Valentina Matviyenko, the city's governor and, like Ivanov, a close ally of President Vladimir Putin, is credited with finessing the negotiations needed for the redevelopment. When the work is complete, the island will be accessible to the city's four million residents for the first time.
Structures on the island include several 18th-century timber warehouses whose huge interiors were created to store timber vertically. They will be restored for retail, restaurant and hotel space; the names of the operators have not yet been announced.
The New Holland project is notably different from plans by the Russian natural gas giant Gazprom.
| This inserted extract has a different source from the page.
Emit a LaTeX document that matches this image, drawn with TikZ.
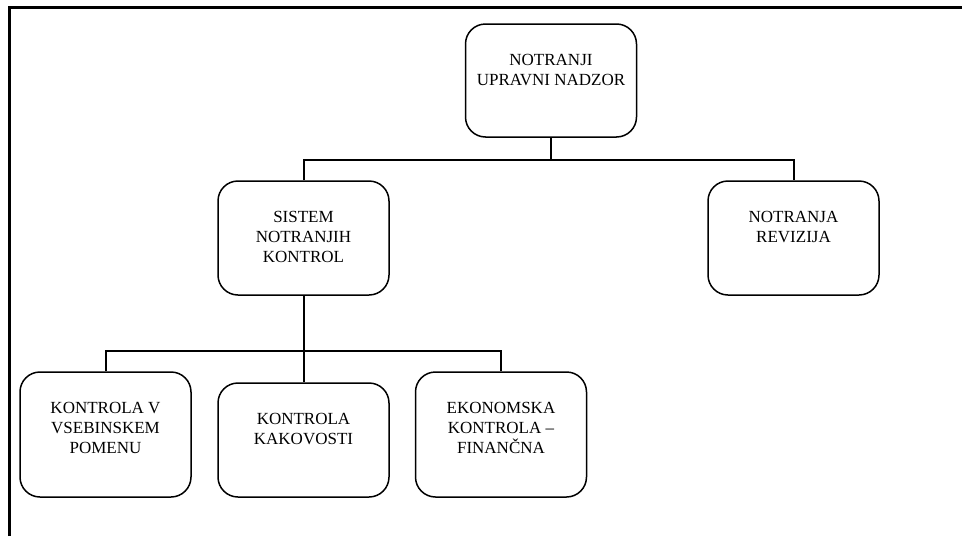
\documentclass[tikz,border=0pt]{standalone}
\usepackage{fontspec}
\setmainfont{Liberation Serif}
\usepackage{tikz}

% box label: text sits near the top of the box
\newcommand{\lbl}[2][114pt]{\parbox[c][#1][t]{171pt}{\centering\fontsize{17}{20}\selectfont\vspace*{30pt}#2}}

\begin{document}
\begin{tikzpicture}[x=1pt, y=-1pt, line join=miter,
                    main node/.style={draw, rounded corners=20pt, line width=1.5pt, inner sep=0pt},
                    conn/.style={line width=2pt}]

   \useasboundingbox (0,0) rectangle (962,536);
   \draw[line width=3pt] (9,536) -- (9,7) -- (962,7);

   \node[main node] (nadzor) at (551,80.5) {\lbl[113pt]{NOTRANJI\\UPRAVNI NADZOR}};
   \node[main node] (sistem) at (303.5,238) {\lbl{SISTEM\\NOTRANJIH\\KONTROL}};
   \node[main node] (revizija) at (793.5,238) {\lbl{NOTRANJA\\REVIZIJA}};
   \node[main node] (vsebina) at (105.5,434.5) {\lbl[125pt]{KONTROLA V\\VSEBINSKEM\\POMENU}};
   \node[main node] (kakovost) at (303.5,440) {\lbl{KONTROLA\\KAKOVOSTI}};
   \node[main node] (finance) at (501,434.5) {\lbl[125pt]{EKONOMSKA\\KONTROLA --\\FINANČNA}};

   % upper level
   \draw[conn] (nadzor.south) -- (551,159.5) coordinate (bus1);
   \draw[conn] (sistem.north) |- (bus1) -| (revizija.north);

   % lower level
   \draw[conn] (sistem.south) -- (303.5,351) coordinate (bus2);
   \draw[conn] (vsebina.north) |- (bus2) -| (finance.north);
   \draw[conn] (bus2) -- (kakovost.north);

\end{tikzpicture}
\end{document}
The Kremlin-controlled company wants to build a 320-meter, or 1,050-foot, skyscraper - critics have dubbed it a giant corn on the cob - that would loom over every other building in St. Petersburg. There will be no skyscrapers at New Holland.
"We respect the low-rise urban grain of the city and we seek to continue the spirit of that master plan," Foster said.
But New Holland's arrival on the heels of the Gazprom proposal has only deepened some people's suspicions.
"That old Petersburg, with its empty squares and abandoned poetic corners full of picturesque ruins, it's being torn down," Tatyana Moksvina a St. Petersburg cultural and social commentator, wrote in an article titled "How the New Russia Tore Down New Holland."
"Everything will spin and shine according to European standards," Moksvina wrote. "This is called 'reconstruction' and 'development.' "
Yelena Mikhailova, an archeologist who has been leading a dig at New Holland this summer before work begins on a 1,000-car underground garage, is not so sure about the architectural consequences, but says construction in the city has been a plus for archeology.
"We discovered that, aside from the heights of imperial culture, there was normal everyday life of which we knew very little," she said.
Plans call for the artifacts uncovered in the dig to be displayed at New Holland once the redevelopment is complete, said Gregory Ingleright, a consultant on the project.